«Лет пять назад я спрашивал себя: на кого похожи хасиды? На инквизицию или на готтентотов? Теперь я твердо знаю: хасиды похожи на немецких фашистов. Они тоже стоят за расовую чистоту. Горе нечестивцу, который пройдет по улице с карпато-русской девушкой. Его осыплют оскорблениями <…> У хасидов имеются также свои „рубашки“: позорный „лапсердак“, придуманный когда-то католическими изуверами, они превратили в почетное одеяние, свидетельствующее о чистоте идей. Наконец, у хасидов есть свой „фюрер“. Зовут его Спиро, и проживает он в городе Мукачеве. Правда, это не канцлер, но цадик, однако, когда он выезжает из своего пышного дома, тысячи беснующихся хасидов давят друг друга, чтобы дотронуться рукой хотя бы до его кареты. <…> На досуге цадик читает различные подозрительные опусы. Я не знаю, знаком ли он с „Капиталом“ Карла Маркса, но я убежден, что он хорошо изучил „Мою борьбу“ Адольфа Гитлера. Великие умы еще раз сошлись»

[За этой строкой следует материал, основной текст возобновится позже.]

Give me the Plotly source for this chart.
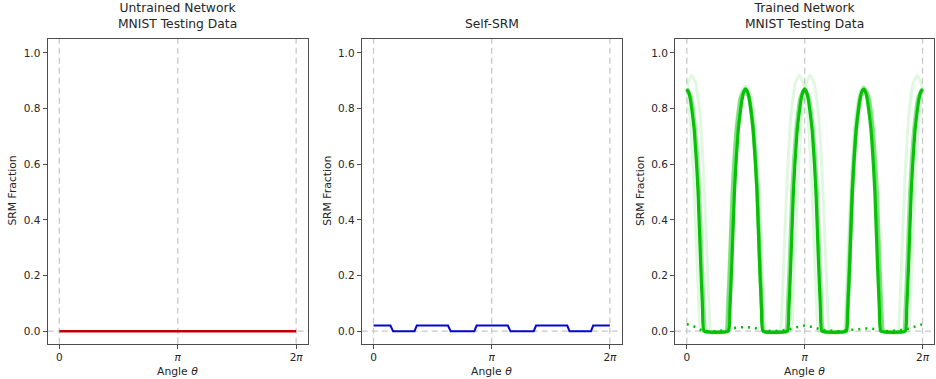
import plotly.graph_objects as go

# ---------------- data ----------------
x_ticks = [0, 3.14159, 6.28319]
x_tick_labels = ["0", "<i>π</i>", "2<i>π</i>"]
y_ticks = [0.0, 0.2, 0.4, 0.6, 0.8, 1.0]
y_tick_labels = ["0.0", "0.2", "0.4", "0.6", "0.8", "1.0"]

# Panel 1: untrained network (flat at zero)
untrained_theta = [0.0, 6.28319]
untrained_vals = [0.0, 0.0]

# Panel 2: self-SRM (step-like)
self_theta = [0.00, 0.45, 0.52, 1.09, 1.15, 1.98, 2.05, 2.68, 2.74, 3.57, 3.64,
              4.26, 4.32, 5.15, 5.21, 5.78, 5.84, 6.28319]
self_vals = [0.02, 0.02, 0.0, 0.0, 0.02, 0.02, 0.0, 0.0, 0.02, 0.02, 0.0,
             0.0, 0.02, 0.02, 0.0, 0.0, 0.02, 0.02]

# Panel 3: trained network, main curve
main_theta = ([0.00, 0.05, 0.10, 0.15, 0.20, 0.26, 0.30, 0.37, 0.42, 0.46]
              + [1.111, 1.151, 1.201, 1.271, 1.311, 1.371, 1.421, 1.471, 1.521, 1.571, 1.621, 1.671, 1.721, 1.771, 1.831, 1.871, 1.941, 1.991, 2.031]
              + [2.682, 2.722, 2.772, 2.842, 2.882, 2.942, 2.992, 3.042, 3.092, 3.142, 3.192, 3.242, 3.292, 3.342, 3.402, 3.442, 3.512, 3.562, 3.602]
              + [4.252, 4.292, 4.342, 4.412, 4.452, 4.512, 4.562, 4.612, 4.662, 4.712, 4.762, 4.812, 4.862, 4.912, 4.972, 5.012, 5.082, 5.132, 5.172]
              + [5.823, 5.863, 5.913, 5.983, 6.023, 6.083, 6.133, 6.183, 6.233, 6.283])
main_vals = ([0.87, 0.86, 0.83, 0.78, 0.72, 0.60, 0.50, 0.24, 0.08, 0.0]
             + [0.0, 0.08, 0.24, 0.50, 0.60, 0.72, 0.78, 0.83, 0.86, 0.87, 0.86, 0.83, 0.78, 0.72, 0.60, 0.50, 0.24, 0.08, 0.0]
             + [0.0, 0.08, 0.24, 0.50, 0.60, 0.72, 0.78, 0.83, 0.86, 0.87, 0.86, 0.83, 0.78, 0.72, 0.60, 0.50, 0.24, 0.08, 0.0]
             + [0.0, 0.08, 0.24, 0.50, 0.60, 0.72, 0.78, 0.83, 0.86, 0.87, 0.86, 0.83, 0.78, 0.72, 0.60, 0.50, 0.24, 0.08, 0.0]
             + [0.0, 0.08, 0.24, 0.50, 0.60, 0.72, 0.78, 0.83, 0.86, 0.87])

# Panel 3: medium-opacity curve
mid_theta = ([0.00, 0.11, 0.21, 0.28, 0.33, 0.40, 0.45, 0.50]
             + [1.05, 1.10, 1.15, 1.22, 1.27, 1.34, 1.44, 1.55, 1.66, 1.76, 1.83, 1.88, 1.95, 2.00, 2.05]
             + [2.64, 2.69, 2.74, 2.81, 2.86, 2.93, 3.03, 3.14, 3.25, 3.35, 3.42, 3.47, 3.54, 3.59, 3.64]
             + [4.24, 4.29, 4.34, 4.41, 4.46, 4.53, 4.63, 4.74, 4.85, 4.95, 5.02, 5.07, 5.14, 5.19, 5.24]
             + [5.78, 5.83, 5.88, 5.95, 6.00, 6.07, 6.17, 6.283])
mid_vals = ([0.87, 0.84, 0.74, 0.62, 0.50, 0.24, 0.08, 0.0]
            + [0.0, 0.08, 0.24, 0.50, 0.62, 0.74, 0.84, 0.87, 0.84, 0.74, 0.62, 0.50, 0.24, 0.08, 0.0]
            + [0.0, 0.08, 0.24, 0.50, 0.62, 0.74, 0.84, 0.87, 0.84, 0.74, 0.62, 0.50, 0.24, 0.08, 0.0]
            + [0.0, 0.08, 0.24, 0.50, 0.62, 0.74, 0.84, 0.87, 0.84, 0.74, 0.62, 0.50, 0.24, 0.08, 0.0]
            + [0.0, 0.08, 0.24, 0.50, 0.62, 0.74, 0.84, 0.87])

# Panel 3: faint curves
faint_a_theta = ([0.00, 0.13, 0.24, 0.35, 0.45, 0.53, 0.59, 0.65]
                 + [1.08, 1.14, 1.20, 1.28, 1.38, 1.49, 1.60, 1.71, 1.82, 1.92, 2.00, 2.06, 2.12]
                 + [2.77, 2.83, 2.89, 2.97, 3.07, 3.18, 3.29, 3.40, 3.51, 3.61, 3.69, 3.75, 3.81]
                 + [4.20, 4.26, 4.32, 4.40, 4.50, 4.61, 4.72, 4.83, 4.94, 5.04, 5.12, 5.18, 5.24]
                 + [5.90, 5.96, 6.02, 6.10, 6.20, 6.283])
faint_a_vals = ([0.88, 0.92, 0.89, 0.78, 0.56, 0.30, 0.10, 0.0]
                + [0.0, 0.10, 0.30, 0.54, 0.75, 0.85, 0.88, 0.85, 0.75, 0.54, 0.30, 0.10, 0.0]
                + [0.0, 0.10, 0.30, 0.56, 0.78, 0.89, 0.92, 0.89, 0.78, 0.56, 0.30, 0.10, 0.0]
                + [0.0, 0.10, 0.30, 0.54, 0.75, 0.85, 0.88, 0.85, 0.75, 0.54, 0.30, 0.10, 0.0]
                + [0.0, 0.10, 0.30, 0.56, 0.78, 0.87])
faint_b_theta = ([0.00, 0.08, 0.18, 0.26, 0.32, 0.38]
                 + [1.02, 1.08, 1.14, 1.22, 1.32, 1.43, 1.54, 1.65, 1.76, 1.86, 1.94, 2.00, 2.06]
                 + [2.48, 2.54, 2.60, 2.68, 2.78, 2.89, 3.00, 3.11, 3.22, 3.32, 3.40, 3.46, 3.52]
                 + [4.18, 4.24, 4.30, 4.38, 4.48, 4.59, 4.70, 4.81, 4.92, 5.02, 5.10, 5.16, 5.22]
                 + [5.62, 5.68, 5.74, 5.82, 5.92, 6.03, 6.14, 6.25, 6.283])
faint_b_vals = ([0.87, 0.78, 0.56, 0.30, 0.10, 0.0]
                + [0.0, 0.10, 0.30, 0.54, 0.75, 0.85, 0.88, 0.85, 0.75, 0.54, 0.30, 0.10, 0.0]
                + [0.0, 0.10, 0.30, 0.56, 0.78, 0.89, 0.92, 0.89, 0.78, 0.56, 0.30, 0.10, 0.0]
                + [0.0, 0.10, 0.30, 0.54, 0.75, 0.85, 0.88, 0.85, 0.75, 0.54, 0.30, 0.10, 0.0]
                + [0.0, 0.10, 0.30, 0.56, 0.78, 0.89, 0.92, 0.89, 0.87])

# Panel 3: dotted low curve
dot_theta = [0.00, 0.15, 0.30, 0.45, 0.80, 1.10, 1.30, 1.55, 1.80, 2.00, 2.30,
             2.70, 2.95, 3.14, 3.35, 3.60, 4.00, 4.40, 4.60, 4.80, 5.00, 5.30,
             5.80, 6.05, 6.283]
dot_vals = [0.025, 0.02, 0.01, 0.0, 0.0, 0.005, 0.012, 0.015, 0.012, 0.005, 0.0,
            0.005, 0.015, 0.02, 0.015, 0.005, 0.0, 0.005, 0.01, 0.01, 0.008, 0.0,
            0.005, 0.015, 0.025]

titles = ["Untrained Network<br>MNIST Testing Data", "Self-SRM", "Trained Network<br>MNIST Testing Data"]

# ---------------- layout geometry ----------------
W, H = 936, 379
px_x = [(47.5, 308.0), (361.7, 621.7), (675.0, 934.3)]
px_top, px_bot = 38.5, 343.7
ydom = [(H - px_bot) / H, (H - px_top) / H]
xr = [-0.05 * 6.28319, 1.05 * 6.28319]
yr = [-0.045, 1.052]

FONT = "DejaVu Sans"
TXT = "#262626"
SPINE = "#4d4d4d"
GRID = "#c8c8c8"

fig = go.Figure()

def add(tr, i):
    tr.xaxis = "x" if i == 0 else f"x{i+1}"
    tr.yaxis = "y" if i == 0 else f"y{i+1}"
    fig.add_trace(tr)

# panel 1
add(go.Scatter(x=untrained_theta, y=untrained_vals, mode="lines",
               line=dict(color="#c00000", width=2.5), showlegend=False), 0)
# panel 2
add(go.Scatter(x=self_theta, y=self_vals, mode="lines",
               line=dict(color="#0508cc", width=2), showlegend=False), 1)
# panel 3
for th, vv in ((faint_a_theta, faint_a_vals), (faint_b_theta, faint_b_vals)):
    add(go.Scatter(x=th, y=vv, mode="lines", line_shape="spline", line_smoothing=0.4,
                   line=dict(color="rgba(0,200,0,0.12)", width=3), showlegend=False), 2)
add(go.Scatter(x=mid_theta, y=mid_vals, mode="lines", line_shape="spline", line_smoothing=0.4,
               line=dict(color="rgba(0,200,0,0.45)", width=4), showlegend=False), 2)
add(go.Scatter(x=main_theta, y=main_vals, mode="lines", line_shape="spline", line_smoothing=0.4,
               line=dict(color="rgba(0,190,0,0.95)", width=3.2), showlegend=False), 2)
add(go.Scatter(x=dot_theta, y=dot_vals, mode="lines",
               line=dict(color="rgb(0,190,0)", width=2.5, dash="2px,5px"), showlegend=False), 2)

shapes = []
annotations = []
for i in range(3):
    xa = "xaxis" if i == 0 else f"xaxis{i+1}"
    ya = "yaxis" if i == 0 else f"yaxis{i+1}"
    xref = "x" if i == 0 else f"x{i+1}"
    yref = "y" if i == 0 else f"y{i+1}"
    x0, x1 = px_x[i]
    fig.layout[xa] = dict(
        domain=[x0 / W, x1 / W], range=xr, anchor=yref,
        tickmode="array", tickvals=x_ticks, ticktext=x_tick_labels,
        ticks="outside", ticklen=4, tickwidth=1, tickcolor=SPINE,
        showline=True, linecolor=SPINE, linewidth=1, mirror=True,
        showgrid=False, zeroline=False, automargin=False,
        tickfont=dict(family=FONT, size=10.5, color=TXT),
    )
    fig.layout[ya] = dict(
        domain=ydom, range=yr, anchor=xref,
        tickmode="array", tickvals=y_ticks, ticktext=y_tick_labels,
        ticks="outside", ticklen=4, tickwidth=1, tickcolor=SPINE,
        showline=True, linecolor=SPINE, linewidth=1, mirror=True,
        showgrid=False, zeroline=False, automargin=False,
        tickfont=dict(family=FONT, size=10.5, color=TXT),
    )
    # dashed reference lines
    for xv in x_ticks:
        shapes.append(dict(type="line", xref=xref, yref=f"{yref} domain", x0=xv, x1=xv, y0=0, y1=1,
                           line=dict(color=GRID, width=1.3, dash="6px,4px"), layer="below"))
    shapes.append(dict(type="line", xref=f"{xref} domain", yref=yref, x0=0, x1=1, y0=0, y1=0,
                       line=dict(color=GRID, width=1.3, dash="6px,4px"), layer="below"))
    cx = (x0 + x1) / 2 / W
    annotations.append(dict(text=titles[i], x=cx, y=(H - 33) / H, xref="paper", yref="paper",
                            xanchor="center", yanchor="bottom", showarrow=False,
                            font=dict(family=FONT, size=12.3, color=TXT), align="center"))
    annotations.append(dict(text="Angle <i>θ</i>", x=cx, y=(H - 371) / H, xref="paper", yref="paper",
                            xanchor="center", yanchor="middle", showarrow=False,
                            font=dict(family=FONT, size=10.8, color=TXT)))
    annotations.append(dict(text="SRM Fraction", x=(x0 - 35) / W, y=(ydom[0] + ydom[1]) / 2,
                            xref="paper", yref="paper", xanchor="center", yanchor="middle",
                            textangle=-90, showarrow=False,
                            font=dict(family=FONT, size=10.8, color=TXT)))

fig.update_layout(
    width=W, height=H, margin=dict(l=0, r=0, t=0, b=0),
    paper_bgcolor="white", plot_bgcolor="white",
    shapes=shapes, annotations=annotations, showlegend=False,
)

fig.write_html("out.html", config={"displayModeBar": False, "staticPlot": True},
               post_script="document.body.style.margin='0';document.body.style.overflow='hidden';")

[321].Когда Эренбург объяснял французским писателям в Париже, что диктатура в Советском Союзе является временной необходимостью, он, быть может, и сам в это верил. Но в Москве верить в это было гораздо труднее. Вот лишь один из примеров — трагедия его старинного друга Осипа Мандельштама. В 1933 году Мандельштам написал стихи о терроре и «кремлевском горце»:
Мандельштам показал стихи Эренбургу, тому они не понравились. «Это не поэзия», — изрек он, внезапно превратившись в поборника чистого искусства. За несколько дней до открытия писательского съезда Мандельштама арестовали; крупнейшее событие литературной жизни он встретит в ссылке — в Чердыни на Северном Урале. Когда Бухарин поведал другу своего детства, что «кремлевский горец» уже знает об этих стихах, а начальник ГПУ Ягода даже выучил их наизусть, стало ясно, что приговор Мандельштаму обжалованию не подлежит. Тем не менее Эренбург, приехав в Советский Союз в 1936 году, отправится навестить Мандельштамов, которым было разрешено переехать поближе к столице, в Воронеж. Оттуда он увез с собой несколько стихотворений поэта, долгие годы хранил их и вернул широкой публике после смерти Сталина
[322].Другое открытие: он вдруг понимает, что великий Горький, «первый писатель», живет у себя в особняке, словно в тюрьме, его окружение в заговоре против него. Вернувшись во Францию, Эренбург скажет своему бельгийскому другу Францу Элленсу: «К сожалению, всего открыть я не могу. Повсюду любопытные уши. Достаточно и того, что я вам рассказал»
[323]. Наконец, Эренбург отдает себе отчет и в том, что его французские друзья разочарованы и даже шокированы узколобостью большевистских руководителей. Жан-Ришар Блок, потеряв терпение, почти кричал Радеку с трибуны московского съезда: «Предупреждаю вас, что если вы будете упорствовать в осуждении свободы личности, то этим вы подтолкнете самые широкие массы на Западе к фашизму. Вы этого добиваетесь?» [324]Так как же быть? Смириться в подобной ситуации означало похоронить надежду на создание широкого советско-французского фронта и поставить крест на всех затраченных усилиях. Эренбург решает идти напролом: его вдохновляет недавняя победа в борьбе за публикацию романа «День второй». Тринадцатого сентября 1934 года из Одессы, где он задерживается в ожидании парохода, которым должен вернуться во Францию, Эренбург пишет письмо Сталину. Мы приводим выдержки из этого письма, которое хранилось в архиве Института Маркса — Энгельса — Ленина при ЦК КПСС:
«Всесоюзный съезд писателей сыграет огромную роль в деле привлечения к нам западноевропейской интеллигенции. На этом съезде впервые вопросы культуры и мастерства были поставлены во всем объеме, соответственно с ростом нашей страны и с ее правом на общемировую духовную гегемонию. <…> Можно смело сказать, что работа съезда подготовила создание большой антифашистской организации писателей Запада и Америки».
Далее он выражает сожаление, что состав заграничных делегаций не соответствовал «весу и значимости подобного явления», в них отсутствовали серьезные представители западноевропейской и американской литератур. Главной причиной непредставительности списка и «низкого состава» иностранных делегаций является «литературная политика МОРПа и его национальных секций, которую нельзя назвать иначе, как рапповской».